Gathere’s difficulty in pricing his work is evidence when I ask him how much he would sell different things displayed in the living room. “How much do you think it is worth?,” was often his answer. And he insists that he does not sell his work to people who do not appreciate art but who buy art just because they can afford it.
“Art is something that should only be bought by those who appreciate it, who value it and see something new and beautiful whenever they look at a piece of art, regardless of how long they’ve had it. Those are the people that I feel good about selling my work to,” he says. “I do not do any work of art to impress but rather to express myself”.
At this, Gathere voices his disappointment with the Maasai market artists, who have been reduced to just drawing ‘maasai stick’ paintings. “These are easy to do for any artist. But they have lost meaning now. They do not mean anything to the artist. It is not a way of expressing anything. It is a way of trying to impress the tourists and others who do not value art and not a way of expressing an idea or anything.

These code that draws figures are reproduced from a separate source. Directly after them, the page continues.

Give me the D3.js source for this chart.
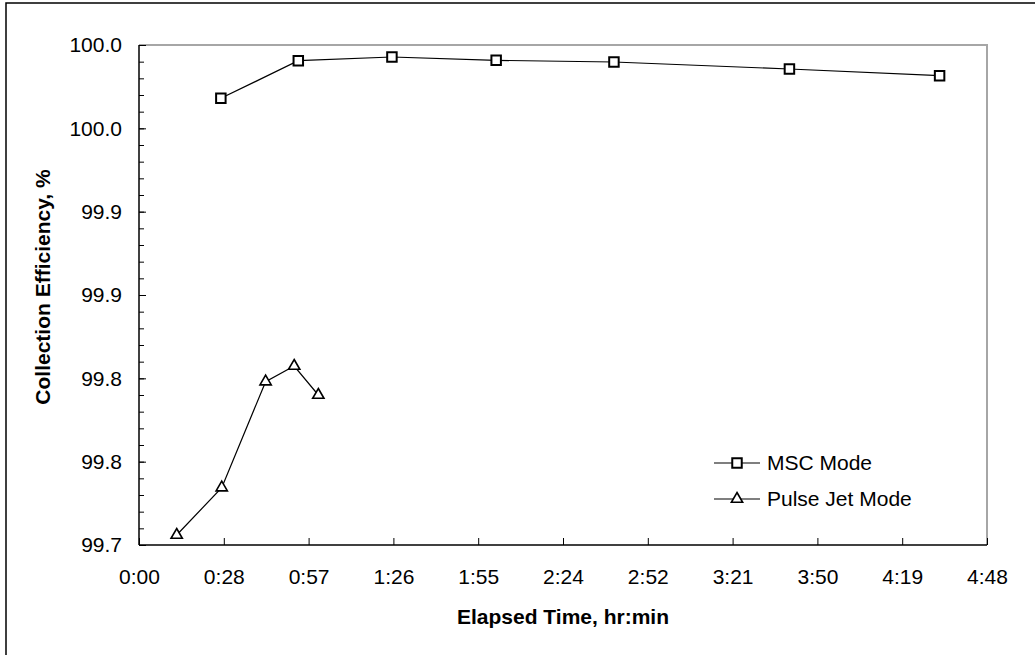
<!DOCTYPE html>
<html>
<head>
<meta charset="utf-8">
<script src="https://cdn.jsdelivr.net/npm/d3@7"></script>
<style>
  html, body { margin: 0; padding: 0; background: #fff; }
  svg { display: block; font-family: "Liberation Sans", Arial, sans-serif; }
</style>
</head>
<body>
<div id="chart"></div>
<script>
// data (x in minutes of elapsed time)
const mscMinutes = [27.8, 54.1, 85.9, 121.3, 161.3, 220.9, 271.9];
const mscEfficiency = [99.968, 99.9906, 99.9928, 99.9908, 99.9898, 99.9856, 99.9816];

const pulseMinutes = [12.8, 28.1, 43.0, 52.7, 60.9];
const pulseEfficiency = [99.706, 99.7344, 99.798, 99.8074, 99.790];

const seriesNames = ["MSC Mode", "Pulse Jet Mode"];

const xTickLabels = ["0:00", "0:28", "0:57", "1:26", "1:55", "2:24", "2:52", "3:21", "3:50", "4:19", "4:48"];
const yTickValues = [99.70, 99.75, 99.80, 99.85, 99.90, 99.95, 100.00];
const yTickLabels = ["99.7", "99.8", "99.8", "99.9", "99.9", "100.0", "100.0"];

function draw() {
  const W = 1035, H = 655;
  const margin = { top: 45, right: 48, bottom: 110, left: 139 };
  const width = W - margin.left - margin.right;
  const height = H - margin.top - margin.bottom;

  const svg = d3.select("#chart")
    .append("svg")
    .attr("width", W)
    .attr("height", H);

  svg.append("rect").attr("width", W).attr("height", H).attr("fill", "#fff");

  // outer chart frame (only left and top fall inside the picture)
  svg.append("path")
    .attr("d", `M6,${H + 5}V3H${W + 5}`)
    .attr("fill", "none")
    .attr("stroke", "#000")
    .attr("stroke-width", 1.5);

  const g = svg.append("g")
    .attr("transform", `translate(${margin.left},${margin.top})`);

  // scales
  const xScale = d3.scaleLinear().domain([0, 288]).range([0, width]);
  const yScale = d3.scaleLinear().domain([99.7, 100.0]).range([height, 0]);

  const xTickValues = xTickLabels.map((d, i) => i * 28.8);
  const yMinor = d3.range(0, 31).map(i => 99.7 + i * 0.01);

  // plot area border, grey on top and right
  g.append("path")
    .attr("d", `M0,0H${width}V${height}`)
    .attr("fill", "none")
    .attr("stroke", "#a6a6a6")
    .attr("stroke-width", 2);

  // minor y ticks
  g.append("g")
    .call(d3.axisRight(yScale).tickValues(yMinor).tickSize(5).tickFormat(""))
    .call(a => a.select(".domain").remove())
    .selectAll("line").attr("stroke", "#000");

  // y axis
  const yAxis = g.append("g")
    .call(d3.axisRight(yScale)
      .tickValues(yTickValues)
      .tickSize(7)
      .tickFormat((d, i) => yTickLabels[i]));
  yAxis.select(".domain").attr("stroke", "#000").attr("stroke-width", 1.5).attr("d", `M0,0V${height}`);
  yAxis.selectAll("text")
    .attr("x", -17)
    .attr("text-anchor", "end")
    .attr("font-size", 21)
    .attr("fill", "#000");

  // x axis
  const xAxis = g.append("g")
    .attr("transform", `translate(0,${height})`)
    .call(d3.axisTop(xScale)
      .tickValues(xTickValues)
      .tickSize(7)
      .tickFormat((d, i) => xTickLabels[i]));
  xAxis.select(".domain").attr("stroke", "#000").attr("stroke-width", 1.5).attr("d", `M0,0H${width}`);
  xAxis.selectAll("text")
    .attr("y", 32)
    .attr("dy", "0.35em")
    .attr("font-size", 21)
    .attr("fill", "#000");

  // axis titles
  svg.append("text")
    .attr("x", margin.left + width / 2)
    .attr("y", 617)
    .attr("dy", "0.35em")
    .attr("text-anchor", "middle")
    .attr("font-size", 21)
    .attr("font-weight", "bold")
    .text("Elapsed Time, hr:min");

  svg.append("text")
    .attr("transform", `translate(43,${margin.top + height / 2 - 8}) rotate(-90)`)
    .attr("dy", "0.35em")
    .attr("text-anchor", "middle")
    .attr("font-size", 21)
    .attr("font-weight", "bold")
    .text("Collection Efficiency, %");

  // lines
  const line = d3.line()
    .x(d => xScale(d[0]))
    .y(d => yScale(d[1]));

  const mscData = mscMinutes.map((m, i) => [m, mscEfficiency[i]]);
  const pulseData = pulseMinutes.map((m, i) => [m, pulseEfficiency[i]]);

  g.append("path")
    .datum(mscData)
    .attr("d", line)
    .attr("fill", "none")
    .attr("stroke", "#000")
    .attr("stroke-width", 1.2);

  g.append("path")
    .datum(pulseData)
    .attr("d", line)
    .attr("fill", "none")
    .attr("stroke", "#000")
    .attr("stroke-width", 1.2);

  const square = d3.symbol().type(d3.symbolSquare).size(90);
  const triangle = d3.symbol().type(d3.symbolTriangle).size(55);

  g.append("g")
    .selectAll("path")
    .data(mscData)
    .join("path")
    .attr("transform", d => `translate(${xScale(d[0])},${yScale(d[1])})`)
    .attr("d", square)
    .attr("fill", "#fff")
    .attr("stroke", "#000")
    .attr("stroke-width", 2);

  g.append("g")
    .selectAll("path")
    .data(pulseData)
    .join("path")
    .attr("transform", d => `translate(${xScale(d[0])},${yScale(d[1])})`)
    .attr("d", triangle)
    .attr("fill", "#fff")
    .attr("stroke", "#000")
    .attr("stroke-width", 1.6);

  // legend
  const legend = svg.append("g").attr("transform", "translate(714,463)");
  const symbols = [square, triangle];
  seriesNames.forEach((name, i) => {
    const row = legend.append("g").attr("transform", `translate(0,${i * 36})`);
    row.append("line")
      .attr("x1", 0).attr("x2", 46)
      .attr("stroke", "#000").attr("stroke-width", 1.2);
    row.append("path")
      .attr("transform", "translate(23,0)")
      .attr("d", symbols[i])
      .attr("fill", "#fff")
      .attr("stroke", "#000")
      .attr("stroke-width", i === 0 ? 2 : 1.6);
    row.append("text")
      .attr("x", 53)
      .attr("dy", "0.35em")
      .attr("font-size", 21)
      .text(name);
  });
}

draw();
</script>
</body>
</html>
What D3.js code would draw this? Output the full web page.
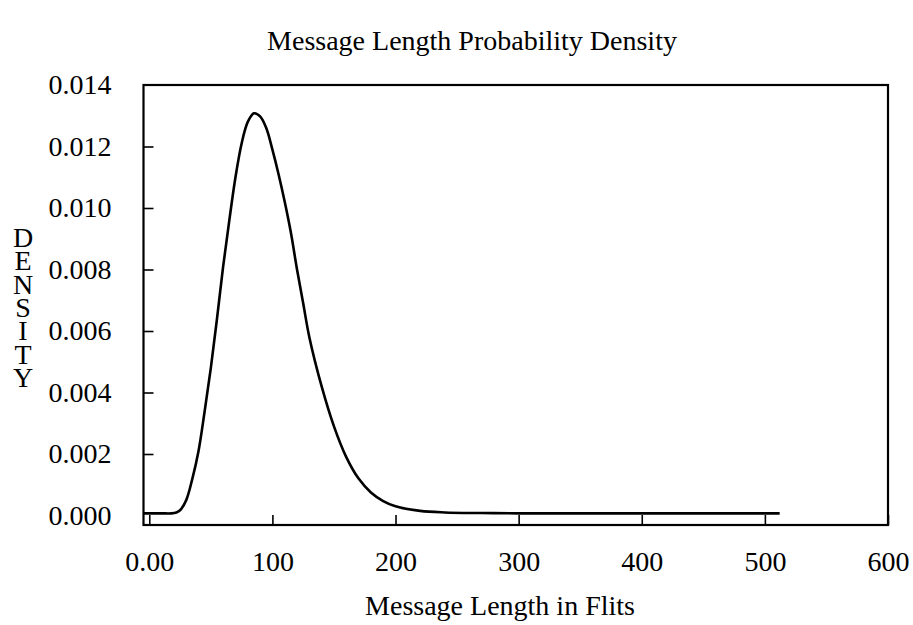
<!DOCTYPE html>
<html><head><meta charset="utf-8">
<script src="https://cdn.jsdelivr.net/npm/d3@7"></script>
<style>body{margin:0;background:#fff}svg{display:block}</style>
</head><body>
<svg id="chart" width="913" height="625"></svg>
<script>
const chartTitle = "Message Length Probability Density";
const xTitle = "Message Length in Flits";
const yTitle = "DENSITY";
const xTicks = [0, 100, 200, 300, 400, 500, 600];
const xTickLabels = ["0.00", "100", "200", "300", "400", "500", "600"];
const yTicks = [0, 0.002, 0.004, 0.006, 0.008, 0.010, 0.012, 0.014];
const yTickLabels = ["0.000", "0.002", "0.004", "0.006", "0.008", "0.010", "0.012", "0.014"];
const lengths = [-4.7, 0, 10, 18, 22, 25, 30, 35, 40, 45, 50, 55, 60, 65, 70, 75, 80, 85, 90, 95, 100, 105, 110, 115, 120, 125, 130, 140, 150, 160, 170, 180, 190, 200, 220, 240, 270, 300, 400, 512];
const density = [0.00007, 0.00007, 0.00007, 0.00007, 0.0001, 0.00017, 0.0005, 0.0012, 0.0021, 0.0034, 0.0048, 0.0064, 0.0081, 0.0096, 0.0110, 0.0121, 0.0128, 0.01308, 0.01298, 0.0126, 0.0119, 0.0111, 0.0102, 0.0092, 0.0080, 0.0069, 0.0058, 0.0042, 0.0029, 0.0019, 0.0012, 0.00075, 0.00047, 0.0003, 0.00015, 0.0001, 0.00008, 0.00007, 0.00007, 0.00007];

const svg = d3.select("#chart");
const font = "'Liberation Serif', 'Times New Roman', serif";
const frameL = 143.5, frameR = 888, frameT = 85, frameB = 525;

const x = d3.scaleLinear().domain([-4.7, 600]).range([frameL, frameR]);
const y = d3.scaleLinear().domain([0, 0.014]).range([515.5, 85]);

// frame
svg.append("rect").attr("x", frameL).attr("y", frameT).attr("width", frameR - frameL).attr("height", frameB - frameT)
  .attr("fill", "none").attr("stroke", "#000").attr("stroke-width", 2.2);

// x axis ticks (inside) + labels
const xAxis = d3.axisBottom(x).tickValues(xTicks).tickSizeInner(-10).tickSizeOuter(0)
  .tickPadding(26).tickFormat((d, i) => xTickLabels[i]);
const gx = svg.append("g").attr("transform", `translate(0,${frameB})`).call(xAxis);
gx.select(".domain").remove();
gx.selectAll("line").attr("stroke", "#000").attr("stroke-width", 1.6);
gx.selectAll("text").attr("font-family", font).attr("font-size", 28).attr("fill", "#000");

// y axis ticks (inside) + labels
const yAxis = d3.axisLeft(y).tickValues(yTicks).tickSizeInner(-10).tickSizeOuter(0)
  .tickPadding(32).tickFormat((d, i) => yTickLabels[i]);
const gy = svg.append("g").attr("transform", `translate(${frameL},0)`).call(yAxis);
gy.select(".domain").remove();
gy.selectAll("line").attr("stroke", "#000").attr("stroke-width", 1.6)
  .attr("display", d => (d === 0 || d === 0.014) ? "none" : null);
gy.selectAll("text").attr("font-family", font).attr("font-size", 28).attr("fill", "#000");

// curve
const pts = lengths.map((l, i) => [l, density[i]]);
svg.append("path").datum(pts)
  .attr("fill", "none").attr("stroke", "#000").attr("stroke-width", 2.6)
  .attr("stroke-linejoin", "round")
  .attr("d", d3.line().x(d => x(d[0])).y(d => y(d[1])).curve(d3.curveCatmullRom.alpha(0.5)));

// titles
svg.append("text").attr("x", 472).attr("y", 50).attr("text-anchor", "middle")
  .attr("font-family", font).attr("font-size", 28).text(chartTitle);
svg.append("text").attr("x", 500).attr("y", 615).attr("text-anchor", "middle")
  .attr("font-family", font).attr("font-size", 28).text(xTitle);

// vertical stacked y label (single text, upright vertical writing)
svg.append("text")
  .attr("x", 23).attr("y", 222)
  .attr("font-family", font).attr("font-size", 28)
  .attr("writing-mode", "vertical-rl")
  .attr("letter-spacing", "-7.7px")
  .style("text-orientation", "upright")
  .text(yTitle);
</script>
</body></html>
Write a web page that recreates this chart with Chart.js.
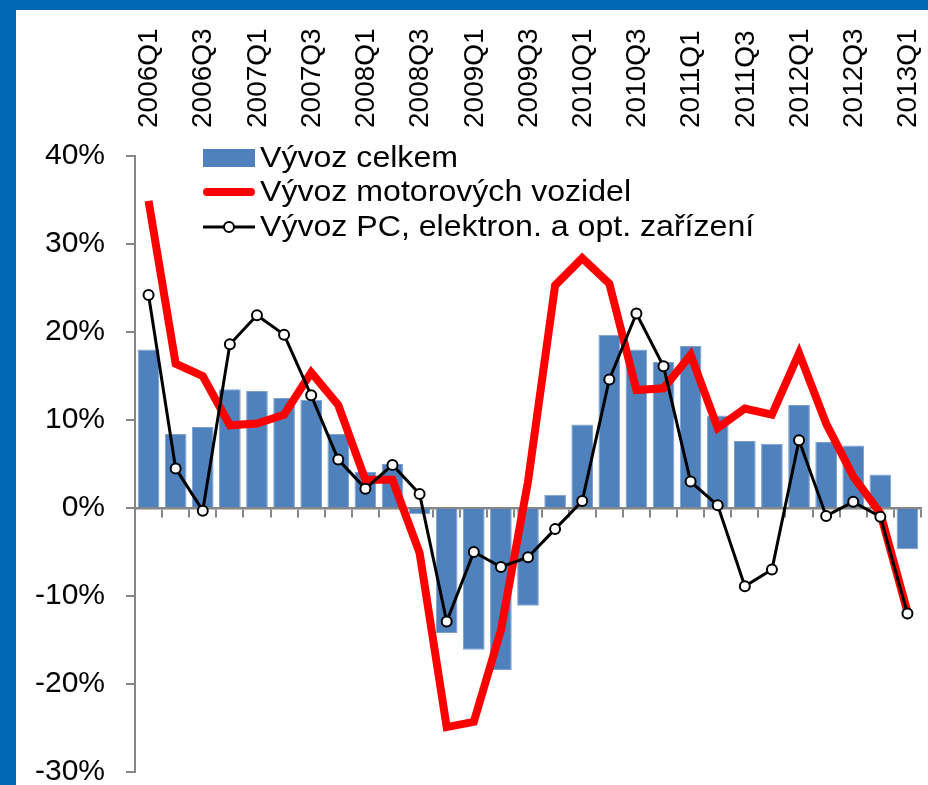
<!DOCTYPE html>
<html>
<head>
<meta charset="utf-8">
<script src="https://cdn.jsdelivr.net/npm/chart.js@4/dist/chart.umd.min.js"></script>
<style>
  html, body { margin: 0; padding: 0; background: #0068b2; }
  #frame {
    position: absolute; left: 16px; top: 10px;
    width: 912px; height: 775px; background: #ffffff;
  }
  canvas { display: block; }
</style>
</head>
<body>
<div id="frame"><canvas id="chart" width="912" height="775"></canvas></div>
<script>
/* ======================
DATA
====================== */

const quarters = [
  "2006Q1", "2006Q2", "2006Q3", "2006Q4",
  "2007Q1", "2007Q2", "2007Q3", "2007Q4",
  "2008Q1", "2008Q2", "2008Q3", "2008Q4",
  "2009Q1", "2009Q2", "2009Q3", "2009Q4",
  "2010Q1", "2010Q2", "2010Q3", "2010Q4",
  "2011Q1", "2011Q2", "2011Q3", "2011Q4",
  "2012Q1", "2012Q2", "2012Q3", "2012Q4",
  "2013Q1"
];

// Vývoz celkem (bars)
const exportTotal = [
  18.0, 8.4, 9.2, 13.5, 13.3, 12.5, 12.3, 8.4, 4.1, 5.0,
  -0.7, -14.2, -16.1, -18.4, -11.1, 1.5, 9.5, 19.7, 18.0, 16.6,
  18.4, 10.5, 7.6, 7.3, 11.7, 7.5, 7.1, 3.8, -4.7
];

// Vývoz motorových vozidel (red line)
const exportMotor = [
  34.9, 16.4, 15.0, 9.4, 9.6, 10.6, 15.4, 11.7, 3.2, 3.2,
  -5.1, -24.9, -24.3, -13.9, 3.0, 25.3, 28.4, 25.5, 13.4, 13.6,
  17.4, 9.1, 11.3, 10.6, 17.6, 9.6, 3.6, -0.6, -11.8
];

// Vývoz PC, elektron. a opt. zařízení (black line with markers)
const exportPC = [
  24.2, 4.5, -0.3, 18.6, 21.9, 19.7, 12.8, 5.5, 2.2, 4.9,
  1.6, -12.9, -5.0, -6.7, -5.6, -2.4, 0.8, 14.6, 22.1, 16.1,
  3.0, 0.3, -8.9, -7.0, 7.7, -0.9, 0.7, -1.0, -12.0
];

const yMin = -30;
const yMax = 40;
const yStep = 10;

/* ======================
STYLE
====================== */

const FONT = "'Liberation Sans', Arial, sans-serif";
const AXIS_GREY = "#868686";

/* ======================
TOP CATEGORY LABELS (every other quarter, rotated)
====================== */

const topLabels = {
  id: "topLabels",
  afterDraw(chart) {
    const ctx = chart.ctx;
    const xScale = chart.scales.x;
    const baseY = chart.chartArea.top - 28;

    ctx.save();
    ctx.font = "28px " + FONT;
    ctx.fillStyle = "#000";
    ctx.textAlign = "left";
    ctx.textBaseline = "middle";
    chart.data.labels.forEach((label, i) => {
      if (i % 2 !== 0) return;
      const x = xScale.getPixelForValue(i);
      ctx.save();
      ctx.translate(x, baseY);
      ctx.rotate(-Math.PI / 2);
      ctx.fillText(label, 0, 1);
      ctx.restore();
    });
    ctx.restore();
  },
};

/* ======================
LEGEND (drawn inside the plot)
====================== */

const insideLegend = {
  id: "insideLegend",
  afterDraw(chart) {
    const ctx = chart.ctx;
    const ds = chart.data.datasets;
    const x0 = 187, x1 = 239, textX = 244;
    const rows = [148, 182, 217];

    ctx.save();
    ctx.font = "30px " + FONT;
    ctx.textBaseline = "middle";

    // bars
    ctx.fillStyle = ds[0].backgroundColor;
    ctx.fillRect(x0, rows[0] - 9, x1 - x0, 18);

    // red line
    ctx.strokeStyle = ds[1].borderColor;
    ctx.lineWidth = ds[1].borderWidth;
    ctx.lineCap = "round";
    ctx.beginPath();
    ctx.moveTo(x0 + 4, rows[1]);
    ctx.lineTo(x1 - 4, rows[1]);
    ctx.stroke();

    // black line with marker
    ctx.strokeStyle = ds[2].borderColor;
    ctx.lineWidth = ds[2].borderWidth;
    ctx.lineCap = "butt";
    ctx.beginPath();
    ctx.moveTo(x0, rows[2]);
    ctx.lineTo(x1, rows[2]);
    ctx.stroke();
    ctx.beginPath();
    ctx.arc((x0 + x1) / 2, rows[2], ds[2].pointRadius, 0, Math.PI * 2);
    ctx.fillStyle = ds[2].pointBackgroundColor;
    ctx.fill();
    ctx.lineWidth = ds[2].pointBorderWidth;
    ctx.strokeStyle = ds[2].pointBorderColor;
    ctx.stroke();

    // labels, slightly widened like the original
    ctx.fillStyle = "#000";
    ds.forEach((d, i) => {
      ctx.save();
      ctx.translate(textX, rows[i] + 1);
      ctx.scale(1.07, 1);
      ctx.fillText(d.label, 0, 0);
      ctx.restore();
    });
    ctx.restore();
  },
};

/* ======================
CHART
====================== */

const chart = new Chart(document.getElementById("chart"), {
  type: "bar",
  data: {
    labels: quarters,
    datasets: [
      {
        type: "bar",
        label: "Vývoz celkem",
        data: exportTotal,
        backgroundColor: "#4f81bd",
        borderColor: "#7d9fcf",
        borderWidth: 1,
        barPercentage: 0.8,
        categoryPercentage: 1.0,
        order: 2,
      },
      {
        type: "line",
        label: "Vývoz motorových vozidel",
        data: exportMotor,
        borderColor: "#ff0000",
        borderWidth: 8,
        pointRadius: 0,
        tension: 0,
        order: 1,
      },
      {
        type: "line",
        label: "Vývoz PC, elektron. a opt. zařízení",
        data: exportPC,
        borderColor: "#000000",
        borderWidth: 3,
        pointRadius: 5,
        pointBackgroundColor: "#ffffff",
        pointBorderColor: "#000000",
        pointBorderWidth: 2,
        tension: 0,
        order: 0,
      },
    ],
  },
  options: {
    responsive: false,
    animation: false,
    devicePixelRatio: 1,
    layout: {
      padding: { left: 17, right: 5, top: 146, bottom: 13 },
    },
    plugins: {
      legend: { display: false },
      tooltip: { enabled: false },
    },
    scales: {
      x: {
        type: "category",
        position: { y: 0 },
        offset: true,
        grid: {
          offset: true,
          drawOnChartArea: false,
          drawTicks: true,
          tickLength: 8,
          color: AXIS_GREY,
          lineWidth: 2,
        },
        border: { color: AXIS_GREY, width: 2.5 },
        ticks: { display: false },
        afterFit: (scale) => {
          scale.height = 0;
        },
      },
      y: {
        type: "linear",
        min: yMin,
        max: yMax,
        grid: {
          drawOnChartArea: false,
          drawTicks: true,
          tickLength: 9,
          color: AXIS_GREY,
          lineWidth: 2,
        },
        border: { color: AXIS_GREY, width: 2 },
        ticks: {
          stepSize: yStep,
          padding: 21,
          color: "#000",
          font: { family: FONT, size: 30 },
          callback: (v) => v + "%",
        },
        afterFit: (scale) => {
          scale.width = 102;
          scale.paddingTop = 0;
          scale.paddingBottom = 0;
        },
      },
    },
  },
  plugins: [topLabels, insideLegend],
});
</script>
</body>
</html>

It is for those who want to make quick money and those who do not want to pay for quality art” Gathere feels that this kind of commercialising art is killing both to the artist who loses the motivation to do better and to the quality of art in the country. He does not display any of his paintings at the Maasai market, saying that other artists have the tendency of copying works of art and doing a bad job at it and therefore cheapening the original. At the market, he only sells bead necklaces, bangles, earrings and other trinkets – just like everybody else.
Gathere says that he is not a slave to any kind of art. “I keep my mind and heart open to expressing itself in any way it finds an outlet. When you do art from the heart and not copy from books or from other artists, then art becomes real. It becomes part of your being and that also becomes evident in the your finished product” Female nudes are Gathere’s favorites.
Gathere did not have any formal training in the kind of art he does. He was studying graphic design at the Kenya Polytechnic for a year but dropped out when he could no longer afford to pay for his fees.
“My dream is to start a foundation that aids poor ghetto children, from 16 years and below, who have a natural talent in art. I would want to expose these kids to all the facilities that I was not exposed to that would have helped me become a better artist earlier on in life. I do not think I have a strong desire to leave the ghetto until I have accomplished this. I think that is what a Picasso of the Ghetto should do,” he says with a chuckle.
Gathere has had exhibitions of his work at the Braeburn Exhibition and also at the Gallery of East Africa, at the National Museum, before it was closed down for renovations. By the way, Gathere had no idea what the Shroud of Turin was when I prodded about the first painting that first made me want to meet him. His piece was an original that coincidentally looked like the shroud.